→ **TASK INPUTS**
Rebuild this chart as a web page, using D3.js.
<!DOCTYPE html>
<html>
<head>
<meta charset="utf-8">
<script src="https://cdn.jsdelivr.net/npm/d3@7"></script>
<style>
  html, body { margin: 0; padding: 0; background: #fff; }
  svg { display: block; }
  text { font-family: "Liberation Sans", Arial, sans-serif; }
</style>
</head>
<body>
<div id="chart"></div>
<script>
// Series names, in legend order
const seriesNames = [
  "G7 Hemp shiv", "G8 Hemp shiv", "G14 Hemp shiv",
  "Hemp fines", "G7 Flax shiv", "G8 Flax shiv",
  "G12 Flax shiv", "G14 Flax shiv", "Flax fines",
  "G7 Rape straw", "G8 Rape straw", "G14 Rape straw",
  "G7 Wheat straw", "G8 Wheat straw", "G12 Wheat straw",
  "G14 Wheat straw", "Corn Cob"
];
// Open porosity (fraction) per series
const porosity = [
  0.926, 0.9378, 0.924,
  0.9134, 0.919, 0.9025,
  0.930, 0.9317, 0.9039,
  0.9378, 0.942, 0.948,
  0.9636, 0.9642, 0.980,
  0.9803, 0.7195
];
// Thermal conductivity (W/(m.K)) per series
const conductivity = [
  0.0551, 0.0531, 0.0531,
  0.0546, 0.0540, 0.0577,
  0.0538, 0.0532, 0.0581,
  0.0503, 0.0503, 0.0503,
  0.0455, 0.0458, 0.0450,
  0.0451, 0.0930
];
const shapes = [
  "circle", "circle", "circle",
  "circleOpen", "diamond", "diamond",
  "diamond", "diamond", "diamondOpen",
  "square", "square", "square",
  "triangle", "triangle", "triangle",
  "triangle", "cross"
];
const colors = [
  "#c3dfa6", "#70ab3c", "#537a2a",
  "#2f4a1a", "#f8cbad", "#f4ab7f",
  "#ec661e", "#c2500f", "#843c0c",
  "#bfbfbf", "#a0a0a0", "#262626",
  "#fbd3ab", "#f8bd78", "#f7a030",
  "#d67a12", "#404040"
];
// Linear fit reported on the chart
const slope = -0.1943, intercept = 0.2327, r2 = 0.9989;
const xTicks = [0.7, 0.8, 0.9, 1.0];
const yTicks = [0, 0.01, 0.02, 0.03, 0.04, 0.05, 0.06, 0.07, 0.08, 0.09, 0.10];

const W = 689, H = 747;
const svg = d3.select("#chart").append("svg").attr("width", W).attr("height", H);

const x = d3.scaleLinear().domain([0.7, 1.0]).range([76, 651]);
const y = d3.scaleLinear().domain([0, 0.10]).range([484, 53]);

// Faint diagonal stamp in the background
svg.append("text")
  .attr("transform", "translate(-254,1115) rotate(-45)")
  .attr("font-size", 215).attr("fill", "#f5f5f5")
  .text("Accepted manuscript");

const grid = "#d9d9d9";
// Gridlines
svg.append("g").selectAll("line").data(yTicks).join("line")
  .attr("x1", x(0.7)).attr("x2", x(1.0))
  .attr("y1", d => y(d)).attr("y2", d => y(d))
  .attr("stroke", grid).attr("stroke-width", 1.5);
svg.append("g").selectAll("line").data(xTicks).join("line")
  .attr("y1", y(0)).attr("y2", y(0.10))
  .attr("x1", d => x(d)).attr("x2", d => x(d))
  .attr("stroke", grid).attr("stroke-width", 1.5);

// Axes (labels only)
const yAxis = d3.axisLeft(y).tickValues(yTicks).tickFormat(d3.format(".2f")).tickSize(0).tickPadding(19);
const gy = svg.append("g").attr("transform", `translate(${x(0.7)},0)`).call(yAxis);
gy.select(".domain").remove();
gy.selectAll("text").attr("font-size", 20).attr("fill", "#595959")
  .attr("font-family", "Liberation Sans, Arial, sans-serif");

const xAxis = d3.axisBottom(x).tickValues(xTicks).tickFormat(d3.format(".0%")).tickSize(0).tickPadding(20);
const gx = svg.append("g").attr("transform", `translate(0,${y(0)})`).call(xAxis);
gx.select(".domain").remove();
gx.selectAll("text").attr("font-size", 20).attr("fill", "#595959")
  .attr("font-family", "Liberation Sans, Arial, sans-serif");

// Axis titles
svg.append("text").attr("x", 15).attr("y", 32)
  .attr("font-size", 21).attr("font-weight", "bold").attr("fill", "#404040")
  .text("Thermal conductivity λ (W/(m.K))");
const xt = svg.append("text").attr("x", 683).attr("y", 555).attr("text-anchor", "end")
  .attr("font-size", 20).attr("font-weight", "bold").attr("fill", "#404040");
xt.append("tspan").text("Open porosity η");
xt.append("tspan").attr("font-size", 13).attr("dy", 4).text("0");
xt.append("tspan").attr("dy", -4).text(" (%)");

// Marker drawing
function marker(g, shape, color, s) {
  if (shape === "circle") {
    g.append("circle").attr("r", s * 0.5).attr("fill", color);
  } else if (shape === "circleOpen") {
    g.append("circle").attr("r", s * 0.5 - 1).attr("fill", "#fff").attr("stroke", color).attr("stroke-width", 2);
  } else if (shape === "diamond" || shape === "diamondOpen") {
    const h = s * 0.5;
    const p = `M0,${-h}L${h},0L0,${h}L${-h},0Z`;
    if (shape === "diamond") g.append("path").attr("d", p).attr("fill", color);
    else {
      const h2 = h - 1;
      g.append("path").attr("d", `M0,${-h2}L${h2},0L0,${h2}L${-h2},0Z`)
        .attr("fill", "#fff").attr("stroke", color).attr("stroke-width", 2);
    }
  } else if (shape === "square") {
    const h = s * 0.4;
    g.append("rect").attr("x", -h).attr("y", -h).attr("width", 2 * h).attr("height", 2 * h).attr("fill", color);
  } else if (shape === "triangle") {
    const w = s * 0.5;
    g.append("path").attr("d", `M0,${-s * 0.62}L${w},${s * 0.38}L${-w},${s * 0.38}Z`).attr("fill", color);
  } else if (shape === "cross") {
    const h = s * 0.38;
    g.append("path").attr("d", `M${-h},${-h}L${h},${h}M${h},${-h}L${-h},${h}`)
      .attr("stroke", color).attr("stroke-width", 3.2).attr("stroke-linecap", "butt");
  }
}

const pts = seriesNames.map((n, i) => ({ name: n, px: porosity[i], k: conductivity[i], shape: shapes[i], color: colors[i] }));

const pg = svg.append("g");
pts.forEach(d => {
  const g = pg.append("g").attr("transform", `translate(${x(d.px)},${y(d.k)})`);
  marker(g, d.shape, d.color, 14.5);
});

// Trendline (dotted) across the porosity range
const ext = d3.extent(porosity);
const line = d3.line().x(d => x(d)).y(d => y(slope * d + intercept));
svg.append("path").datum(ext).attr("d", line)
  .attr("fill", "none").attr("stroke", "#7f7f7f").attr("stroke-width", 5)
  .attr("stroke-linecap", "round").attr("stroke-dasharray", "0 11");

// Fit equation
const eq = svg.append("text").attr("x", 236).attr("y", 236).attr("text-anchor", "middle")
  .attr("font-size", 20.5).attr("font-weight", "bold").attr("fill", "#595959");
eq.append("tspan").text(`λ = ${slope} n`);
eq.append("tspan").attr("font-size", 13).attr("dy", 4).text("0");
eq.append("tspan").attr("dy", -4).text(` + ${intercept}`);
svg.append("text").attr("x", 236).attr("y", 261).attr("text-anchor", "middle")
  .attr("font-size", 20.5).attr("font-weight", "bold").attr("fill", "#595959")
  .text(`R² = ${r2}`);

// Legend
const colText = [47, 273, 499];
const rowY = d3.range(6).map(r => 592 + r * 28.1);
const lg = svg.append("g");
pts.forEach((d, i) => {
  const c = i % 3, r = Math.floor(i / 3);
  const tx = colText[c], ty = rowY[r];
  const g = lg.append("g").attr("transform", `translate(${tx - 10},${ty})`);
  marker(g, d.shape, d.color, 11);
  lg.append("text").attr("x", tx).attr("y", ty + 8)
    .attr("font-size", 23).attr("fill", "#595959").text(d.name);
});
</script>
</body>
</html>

--

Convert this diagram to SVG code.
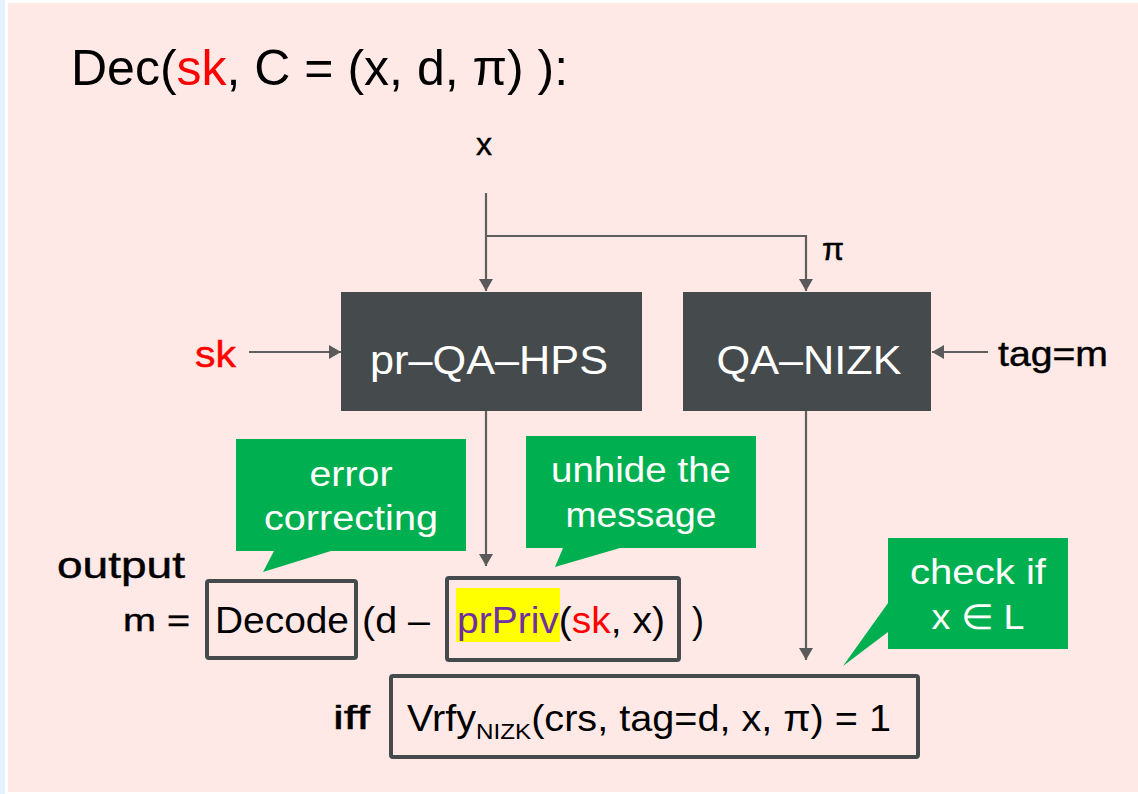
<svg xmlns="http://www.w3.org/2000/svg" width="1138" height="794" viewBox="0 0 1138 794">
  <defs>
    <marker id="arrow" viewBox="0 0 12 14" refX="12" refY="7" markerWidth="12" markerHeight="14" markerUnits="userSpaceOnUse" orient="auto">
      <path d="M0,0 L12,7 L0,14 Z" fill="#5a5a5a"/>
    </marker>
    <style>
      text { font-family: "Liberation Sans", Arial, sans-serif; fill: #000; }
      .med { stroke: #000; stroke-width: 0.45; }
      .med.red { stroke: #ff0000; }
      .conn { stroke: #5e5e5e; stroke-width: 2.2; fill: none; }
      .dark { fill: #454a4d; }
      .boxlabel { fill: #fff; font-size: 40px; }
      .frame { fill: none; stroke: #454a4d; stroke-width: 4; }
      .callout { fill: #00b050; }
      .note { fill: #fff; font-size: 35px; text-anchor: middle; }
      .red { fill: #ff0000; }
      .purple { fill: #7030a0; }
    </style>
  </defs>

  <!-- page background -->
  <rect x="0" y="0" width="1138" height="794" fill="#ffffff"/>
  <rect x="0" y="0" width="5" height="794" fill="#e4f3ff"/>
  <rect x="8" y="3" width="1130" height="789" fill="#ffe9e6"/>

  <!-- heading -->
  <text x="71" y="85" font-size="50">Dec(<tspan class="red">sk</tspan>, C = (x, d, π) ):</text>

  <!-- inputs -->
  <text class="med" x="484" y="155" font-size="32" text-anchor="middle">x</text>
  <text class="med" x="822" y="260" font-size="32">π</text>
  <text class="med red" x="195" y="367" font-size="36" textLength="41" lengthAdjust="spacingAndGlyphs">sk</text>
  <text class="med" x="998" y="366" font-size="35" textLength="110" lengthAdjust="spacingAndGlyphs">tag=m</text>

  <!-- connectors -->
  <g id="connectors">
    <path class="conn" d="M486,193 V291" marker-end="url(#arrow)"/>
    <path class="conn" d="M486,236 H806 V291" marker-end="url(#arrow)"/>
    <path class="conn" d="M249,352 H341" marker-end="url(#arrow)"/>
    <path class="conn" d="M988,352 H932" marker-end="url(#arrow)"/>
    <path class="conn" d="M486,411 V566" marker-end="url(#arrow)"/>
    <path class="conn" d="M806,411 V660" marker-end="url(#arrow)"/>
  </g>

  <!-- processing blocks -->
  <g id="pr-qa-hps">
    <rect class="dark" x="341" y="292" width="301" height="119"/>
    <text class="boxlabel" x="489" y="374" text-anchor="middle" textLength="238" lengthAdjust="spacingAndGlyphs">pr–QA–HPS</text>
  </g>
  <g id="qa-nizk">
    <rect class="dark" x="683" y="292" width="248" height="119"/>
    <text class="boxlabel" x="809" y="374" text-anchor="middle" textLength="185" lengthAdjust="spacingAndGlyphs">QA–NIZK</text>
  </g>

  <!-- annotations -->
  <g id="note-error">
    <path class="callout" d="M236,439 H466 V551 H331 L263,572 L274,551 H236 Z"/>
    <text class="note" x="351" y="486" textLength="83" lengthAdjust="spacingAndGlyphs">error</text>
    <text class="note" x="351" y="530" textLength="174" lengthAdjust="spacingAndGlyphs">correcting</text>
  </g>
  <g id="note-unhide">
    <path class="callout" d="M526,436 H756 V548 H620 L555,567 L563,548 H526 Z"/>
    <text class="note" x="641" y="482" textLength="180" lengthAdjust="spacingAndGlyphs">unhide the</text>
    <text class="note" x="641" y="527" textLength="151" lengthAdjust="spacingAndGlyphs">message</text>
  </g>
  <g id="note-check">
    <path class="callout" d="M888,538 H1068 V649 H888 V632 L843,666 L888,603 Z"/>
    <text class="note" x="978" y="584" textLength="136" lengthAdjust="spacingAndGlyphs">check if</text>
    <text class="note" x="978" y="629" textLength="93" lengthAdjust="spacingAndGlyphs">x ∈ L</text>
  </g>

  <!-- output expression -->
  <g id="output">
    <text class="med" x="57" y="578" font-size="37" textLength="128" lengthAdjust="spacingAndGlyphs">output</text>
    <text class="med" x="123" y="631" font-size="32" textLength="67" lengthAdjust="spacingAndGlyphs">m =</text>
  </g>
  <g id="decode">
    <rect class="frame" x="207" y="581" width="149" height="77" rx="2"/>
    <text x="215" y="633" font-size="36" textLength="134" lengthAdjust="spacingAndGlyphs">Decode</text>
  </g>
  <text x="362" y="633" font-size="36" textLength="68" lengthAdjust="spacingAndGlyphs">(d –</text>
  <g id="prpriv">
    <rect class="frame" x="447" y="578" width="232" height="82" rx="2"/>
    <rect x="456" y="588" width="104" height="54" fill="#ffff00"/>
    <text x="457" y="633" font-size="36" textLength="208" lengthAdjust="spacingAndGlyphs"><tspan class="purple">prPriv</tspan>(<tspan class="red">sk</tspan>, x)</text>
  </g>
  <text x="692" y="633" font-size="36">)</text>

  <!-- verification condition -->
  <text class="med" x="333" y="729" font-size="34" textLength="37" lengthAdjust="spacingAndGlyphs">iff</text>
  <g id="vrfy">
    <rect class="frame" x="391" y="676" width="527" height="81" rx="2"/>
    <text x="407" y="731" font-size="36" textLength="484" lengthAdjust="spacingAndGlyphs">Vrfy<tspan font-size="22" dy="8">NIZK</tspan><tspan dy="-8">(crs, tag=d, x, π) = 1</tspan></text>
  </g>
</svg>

→ **BRIEF**
Search the data for "chart". Copy every line that has it.

→ **RESULT OF THE TASK**
Rebuild this chart as a web page, using D3.js.
<div id="chart"></div>
// Linear fit reported on the chart
const svg = d3.select("#chart").append("svg").attr("width", W).attr("height", H);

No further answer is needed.